Insgesamt ist allerdings zu sagen, dass die Aufnahmetechnik der Stücke nicht gerade ideal getroffen ist, die Werke wirken ein wenig verloren im Raum und büßen somit an Tiefe und Präsenz ein, so dass manch einer der hier genannten Rezensionsaspekte nur nach mehrfachem Hören überhaupt eruierbar war. Zwar erklingen die Stücke besonders stimmungsvoll in dem leicht vernebelten Hall, doch ist dies den Preis nicht wert, zentrale musikalische Aspekte einzubüßen. Das ebenso wie das gesamte Album sehr innovativ gestaltete Booklet (das besondere Anhänger der Musik sogar als Plakat ausgebreitet in ihre Lokalitäten hängen können) gibt zwar weder sonderlich nennenswerte Informationen über die Originale, noch die Texte der Berg-Lieder, bietet aber ein paar interessante Gedanken vor allem über die Bearbeitungen, wobei ich mir auch hier ein wenig ausführlichere Fakten über den Entstehungsprozess und die Gedanken dahinter (die sich beim bloßen Hören schwerlich erschließen mögen) wünschen würde.

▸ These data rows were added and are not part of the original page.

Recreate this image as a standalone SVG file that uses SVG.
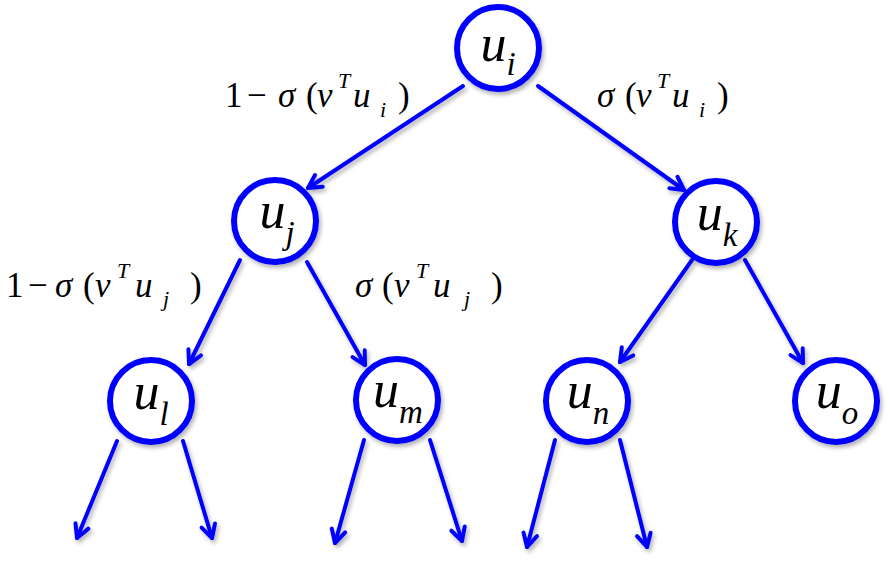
<svg xmlns="http://www.w3.org/2000/svg" width="890" height="580" viewBox="0 0 890 580">
<style>
text{font-family:'Liberation Serif','Times New Roman',serif;fill:#000}
.node circle{fill:#fff;stroke:#0000ff;stroke-width:6}
.nl{font-style:italic;font-size:52px}
.sub{font-size:33px}
.edge{stroke:#0000ff;stroke-width:4;fill:none;stroke-linecap:round}
.lab{font-size:35px}
.it{font-style:italic}
.sm{font-size:22px;font-style:italic}
</style>
<defs>
<marker id="ah" viewBox="0 0 20 20" refX="17" refY="10" markerWidth="20" markerHeight="20" markerUnits="userSpaceOnUse" orient="auto">
<path d="M4,3 L17,10 L4,17" fill="none" stroke="#0000ff" stroke-width="4" stroke-linecap="round" stroke-linejoin="round"/>
</marker>
<filter id="sh" x="-20%" y="-20%" width="150%" height="150%">
<feDropShadow dx="2" dy="3" stdDeviation="2" flood-color="#000" flood-opacity="0.3"/>
</filter>
</defs>
<g id="connectors" filter="url(#sh)">
<line class="edge" x1="463" y1="86" x2="308" y2="188" marker-end="url(#ah)"/>
<line class="edge" x1="538" y1="86" x2="684" y2="190" marker-end="url(#ah)"/>
<line class="edge" x1="240" y1="260" x2="189" y2="364" marker-end="url(#ah)"/>
<line class="edge" x1="307" y1="262" x2="365" y2="365" marker-end="url(#ah)"/>
<line class="edge" x1="692" y1="260" x2="620" y2="362" marker-end="url(#ah)"/>
<line class="edge" x1="745" y1="260" x2="803" y2="363" marker-end="url(#ah)"/>
<line class="edge" x1="117" y1="441" x2="77" y2="538" marker-end="url(#ah)"/>
<line class="edge" x1="183" y1="441" x2="212" y2="538" marker-end="url(#ah)"/>
<line class="edge" x1="364" y1="440" x2="335" y2="543" marker-end="url(#ah)"/>
<line class="edge" x1="430" y1="440" x2="462" y2="541" marker-end="url(#ah)"/>
<line class="edge" x1="555" y1="440" x2="527" y2="547" marker-end="url(#ah)"/>
<line class="edge" x1="620" y1="440" x2="647" y2="547" marker-end="url(#ah)"/>
</g>
<g id="node-ui" class="node"><circle cx="498" cy="48" r="41" filter="url(#sh)"/><text class="nl" x="498" y="61" text-anchor="middle">u<tspan class="sub" dy="14">i</tspan></text></g>
<g id="node-uj" class="node"><circle cx="275" cy="221" r="41" filter="url(#sh)"/><text class="nl" x="277" y="228" text-anchor="middle">u<tspan class="sub" dy="16">j</tspan></text></g>
<g id="node-uk" class="node"><circle cx="716" cy="222" r="41" filter="url(#sh)"/><text class="nl" x="717" y="230" text-anchor="middle">u<tspan class="sub" dy="16">k</tspan></text></g>
<g id="node-ul" class="node"><circle cx="151" cy="401" r="41" filter="url(#sh)"/><text class="nl" x="151" y="409" text-anchor="middle">u<tspan class="sub" dy="16">l</tspan></text></g>
<g id="node-um" class="node"><circle cx="397" cy="400" r="41" filter="url(#sh)"/><text class="nl" x="398" y="407" text-anchor="middle">u<tspan class="sub" dy="16">m</tspan></text></g>
<g id="node-un" class="node"><circle cx="587" cy="401" r="41" filter="url(#sh)"/><text class="nl" x="588" y="408" text-anchor="middle">u<tspan class="sub" dy="16">n</tspan></text></g>
<g id="node-uo" class="node"><circle cx="836" cy="401" r="41" filter="url(#sh)"/><text class="nl" x="837" y="408" text-anchor="middle">u<tspan class="sub" dy="16">o</tspan></text></g>
<g id="labels">
<text class="lab" y="107"><tspan x="225">1</tspan><tspan x="247">−</tspan><tspan x="278" class="it">σ</tspan><tspan x="306">(</tspan><tspan x="317" class="it">v</tspan><tspan x="338" y="88" class="sm">T</tspan><tspan x="353" y="107" class="it">u</tspan><tspan x="380" y="117" class="sm">i</tspan><tspan x="398" y="107">)</tspan></text>
<text class="lab" y="107"><tspan x="597" class="it">σ</tspan><tspan x="625">(</tspan><tspan x="636" class="it">v</tspan><tspan x="657" y="88" class="sm">T</tspan><tspan x="672" y="107" class="it">u</tspan><tspan x="699" y="117" class="sm">i</tspan><tspan x="717" y="107">)</tspan></text>
<text class="lab" y="297"><tspan x="6">1</tspan><tspan x="28">−</tspan><tspan x="55" class="it">σ</tspan><tspan x="83">(</tspan><tspan x="95" class="it">v</tspan><tspan x="117" y="278" class="sm">T</tspan><tspan x="135" y="297" class="it">u</tspan><tspan x="163" y="306" class="sm">j</tspan><tspan x="190" y="297">)</tspan></text>
<text class="lab" y="297"><tspan x="355" class="it">σ</tspan><tspan x="382">(</tspan><tspan x="394" class="it">v</tspan><tspan x="416" y="278" class="sm">T</tspan><tspan x="433" y="297" class="it">u</tspan><tspan x="464" y="306" class="sm">j</tspan><tspan x="491" y="297">)</tspan></text>
</g>
</svg>
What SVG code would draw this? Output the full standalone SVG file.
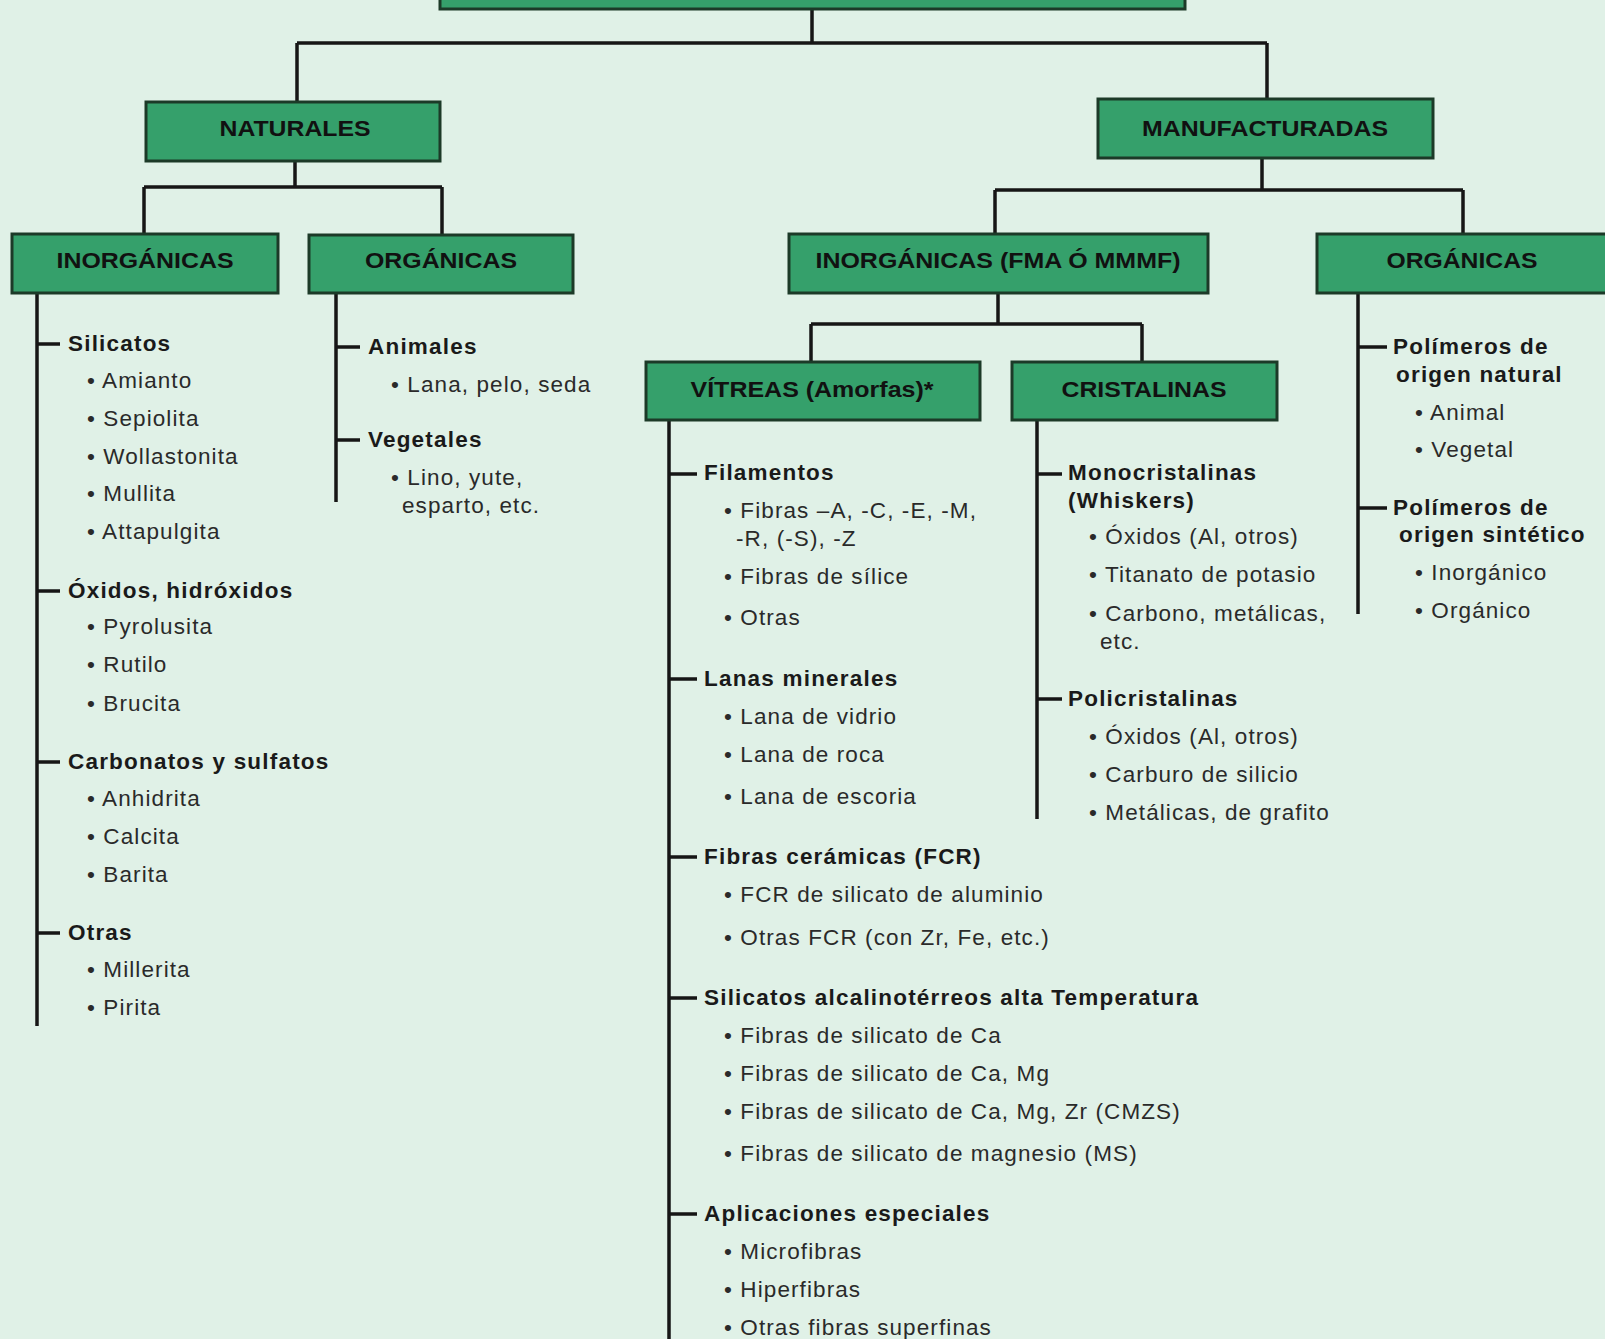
<svg xmlns="http://www.w3.org/2000/svg" width="1605" height="1339" viewBox="0 0 1605 1339">
<style>
.bg{fill:#e0f1e7}
.box{fill:#35a06b;stroke:#1c3a28;stroke-width:3}
.lbl{font-family:"Liberation Sans",Arial,sans-serif;font-weight:bold;font-size:22px;fill:#111;text-anchor:middle}
.ln{stroke:#161616;stroke-width:3.5;fill:none}
.h{font-family:"Liberation Sans",Arial,sans-serif;font-weight:bold;font-size:22.5px;letter-spacing:1.2px;fill:#1a1a1a}
.i{font-family:"Liberation Sans",Arial,sans-serif;font-size:22.5px;letter-spacing:1.1px;fill:#2a2a2a}
</style>
<rect class="bg" x="0" y="0" width="1605" height="1339"/>
<g id="connectors">
<path class="ln" d="M812 9V43M297 43H1267M297 43V102M1267 43V99"/>
<path class="ln" d="M295 161V187M144 187H442M144 187V233M442 187V234"/>
<path class="ln" d="M1262 158V190M995 190H1463M995 190V233M1463 190V233"/>
<path class="ln" d="M998 293V324M811 324H1142M811 324V361M1142 324V361"/>
<path class="ln" d="M37 293V1026M37 344H60M37 591H60M37 762H60M37 933H60"/>
<path class="ln" d="M336 293V502M336 347H360M336 440H360"/>
<path class="ln" d="M669 420V1339M669 474H697M669 679H697M669 857H697M669 998H697M669 1214H697"/>
<path class="ln" d="M1037 420V819M1037 474H1062M1037 699H1062"/>
<path class="ln" d="M1358 293V614M1358 347H1387M1358 508H1387"/>
</g>
<g id="top"><rect class="box" x="440" y="-20" width="745" height="29"/></g>
<g id="naturales"><rect class="box" x="146" y="102" width="294" height="59"/><text class="lbl" x="295" y="136" textLength="151" lengthAdjust="spacingAndGlyphs">NATURALES</text></g>
<g id="manufacturadas"><rect class="box" x="1098" y="99" width="335" height="59"/><text class="lbl" x="1265" y="136" textLength="246" lengthAdjust="spacingAndGlyphs">MANUFACTURADAS</text></g>
<g id="inorg-nat"><rect class="box" x="12" y="234" width="266" height="59"/><text class="lbl" x="145" y="268" textLength="177" lengthAdjust="spacingAndGlyphs">INORGÁNICAS</text>
<text class="h" x="68" y="351">Silicatos</text>
<text class="i" x="87" y="388">• Amianto</text>
<text class="i" x="87" y="426">• Sepiolita</text>
<text class="i" x="87" y="464">• Wollastonita</text>
<text class="i" x="87" y="501">• Mullita</text>
<text class="i" x="87" y="539">• Attapulgita</text>
<text class="h" x="68" y="598">Óxidos, hidróxidos</text>
<text class="i" x="87" y="634">• Pyrolusita</text>
<text class="i" x="87" y="672">• Rutilo</text>
<text class="i" x="87" y="711">• Brucita</text>
<text class="h" x="68" y="769">Carbonatos y sulfatos</text>
<text class="i" x="87" y="806">• Anhidrita</text>
<text class="i" x="87" y="844">• Calcita</text>
<text class="i" x="87" y="882">• Barita</text>
<text class="h" x="68" y="940">Otras</text>
<text class="i" x="87" y="977">• Millerita</text>
<text class="i" x="87" y="1015">• Pirita</text>
</g>
<g id="org-nat"><rect class="box" x="309" y="235" width="264" height="58"/><text class="lbl" x="441" y="268" textLength="152" lengthAdjust="spacingAndGlyphs">ORGÁNICAS</text>
<text class="h" x="368" y="354">Animales</text>
<text class="i" x="391" y="392">• Lana, pelo, seda</text>
<text class="h" x="368" y="447">Vegetales</text>
<text class="i" x="391" y="485">• Lino, yute,</text>
<text class="i" x="402" y="513">esparto, etc.</text>
</g>
<g id="inorg-manu"><rect class="box" x="789" y="234" width="419" height="59"/><text class="lbl" x="998" y="268" textLength="365" lengthAdjust="spacingAndGlyphs">INORGÁNICAS (FMA Ó MMMF)</text></g>
<g id="org-manu"><rect class="box" x="1317" y="234" width="295" height="59"/><text class="lbl" x="1462" y="268" textLength="151" lengthAdjust="spacingAndGlyphs">ORGÁNICAS</text>
<text class="h" x="1393" y="354">Polímeros de</text>
<text class="h" x="1396" y="382">origen natural</text>
<text class="i" x="1415" y="420">• Animal</text>
<text class="i" x="1415" y="457">• Vegetal</text>
<text class="h" x="1393" y="515">Polímeros de</text>
<text class="h" x="1399" y="542">origen sintético</text>
<text class="i" x="1415" y="580">• Inorgánico</text>
<text class="i" x="1415" y="618">• Orgánico</text>
</g>
<g id="vitreas"><rect class="box" x="646" y="362" width="334" height="58"/><text class="lbl" x="812" y="397" textLength="243" lengthAdjust="spacingAndGlyphs">VÍTREAS (Amorfas)*</text>
<text class="h" x="704" y="480">Filamentos</text>
<text class="i" x="724" y="518">• Fibras –A, -C, -E, -M,</text>
<text class="i" x="736" y="546">-R, (-S), -Z</text>
<text class="i" x="724" y="584">• Fibras de sílice</text>
<text class="i" x="724" y="625">• Otras</text>
<text class="h" x="704" y="686">Lanas minerales</text>
<text class="i" x="724" y="724">• Lana de vidrio</text>
<text class="i" x="724" y="762">• Lana de roca</text>
<text class="i" x="724" y="804">• Lana de escoria</text>
<text class="h" x="704" y="864">Fibras cerámicas (FCR)</text>
<text class="i" x="724" y="902">• FCR de silicato de aluminio</text>
<text class="i" x="724" y="945">• Otras FCR (con Zr, Fe, etc.)</text>
<text class="h" x="704" y="1005">Silicatos alcalinotérreos alta Temperatura</text>
<text class="i" x="724" y="1043">• Fibras de silicato de Ca</text>
<text class="i" x="724" y="1081">• Fibras de silicato de Ca, Mg</text>
<text class="i" x="724" y="1119">• Fibras de silicato de Ca, Mg, Zr (CMZS)</text>
<text class="i" x="724" y="1161">• Fibras de silicato de magnesio (MS)</text>
<text class="h" x="704" y="1221">Aplicaciones especiales</text>
<text class="i" x="724" y="1259">• Microfibras</text>
<text class="i" x="724" y="1297">• Hiperfibras</text>
<text class="i" x="724" y="1335">• Otras fibras superfinas</text>
</g>
<g id="cristalinas"><rect class="box" x="1012" y="362" width="265" height="58"/><text class="lbl" x="1144" y="397" textLength="165" lengthAdjust="spacingAndGlyphs">CRISTALINAS</text>
<text class="h" x="1068" y="480">Monocristalinas</text>
<text class="h" x="1068" y="508">(Whiskers)</text>
<text class="i" x="1089" y="544">• Óxidos (Al, otros)</text>
<text class="i" x="1089" y="582">• Titanato de potasio</text>
<text class="i" x="1089" y="621">• Carbono, metálicas,</text>
<text class="i" x="1100" y="649">etc.</text>
<text class="h" x="1068" y="706">Policristalinas</text>
<text class="i" x="1089" y="744">• Óxidos (Al, otros)</text>
<text class="i" x="1089" y="782">• Carburo de silicio</text>
<text class="i" x="1089" y="820">• Metálicas, de grafito</text>
</g>
</svg>
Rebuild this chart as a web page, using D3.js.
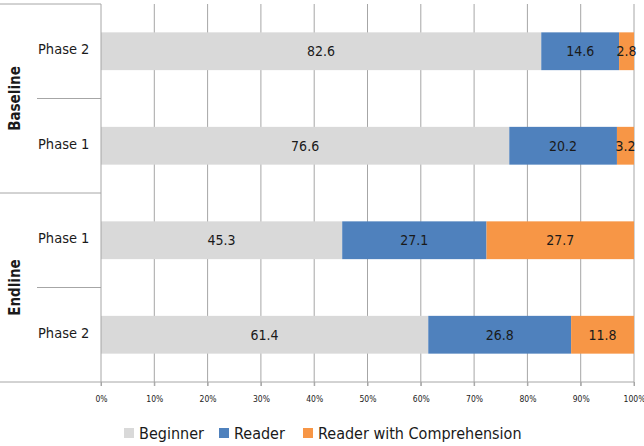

„Schon“ folgen die Rekompositionen der Stücke auf der zweiten CD, die laut beigelegtem Text komplett aus dem Aufnahmematerial gebildet wurden (abgesehen vom Schlagzeug auf Track 3). Diese Neuzusammensetzung erfolgte mit Hilfe von etlichen elektronischen Effekten, die die Originalstimmen teilweise in unkenntlich verzerrter Weise wiedergeben, so dass sie teilweise wie rein elektronisch generiert wirken. Auf diese Weise könnte das resultierende Material direkt Teil einer futuristisch anmutenden Ausstellung oder Musik für experimentelle Lokalitäten und Clubs darstellen. Das Ergebnis lässt noch immer das Original in sich erkennen, bildet aber doch etwas vollkommen Neues, und nur kurzzeitig schimmern Passagen vollkommen unverstellt durch die Elektronik durch. Alles in allem sind die Rekompositionen äußerst stimmungsvolle und kurzweilige Stücke, die eine eigene Atmosphäre verströmen und immer wieder für Überraschungen sorgen. Kontinuierlich stellt sich die Frage, was als nächstes folgt und welche Klangkombinationen und vor allem -variationen erscheinen werden. Besonders spannend sind die reinen Instrumentalstücke, so wird beispielsweise die Zimmermann-Sonate von ihrer spröden und fragmenthaften Originalgestalt aus immer weiter verdichtet, bis scheinbar ein ganzes Streichorchester spielt, was schließlich in eine melancholische Klangfläche mit sanfter Kantilene überkippt. Bei Mahler wurde versucht, auch eine Sonatenhauptsatzform zu erschaffen, allerdings mit Atmosphären statt mit Motiven – was allerdings mehr intellektuell zu verstehen als tatsächlich beim spontanen Hören offenkundig ist. So gelungen das Ergebnis auch sein mag, stellt sich nun dennoch die Frage nach dem innermusikalischen Sinn dahinter, denn keine dieser Kompositionen hat das Bedürfnis, auf irgendeine Art rekonstruiert zu werden. So handelt es sich mehr um schön zu hörende experimentelle Spiele denn um einen wahren Dienst im Sinne der Komponisten oder ihrer Werke. Ungeachtet dessen bleibt die Hoffnung, durch so eingängige und kosmische Umformungen kammermusikalischer Werke einmal mehr Besucher auch in den klassischen Konzertsaal zu locken.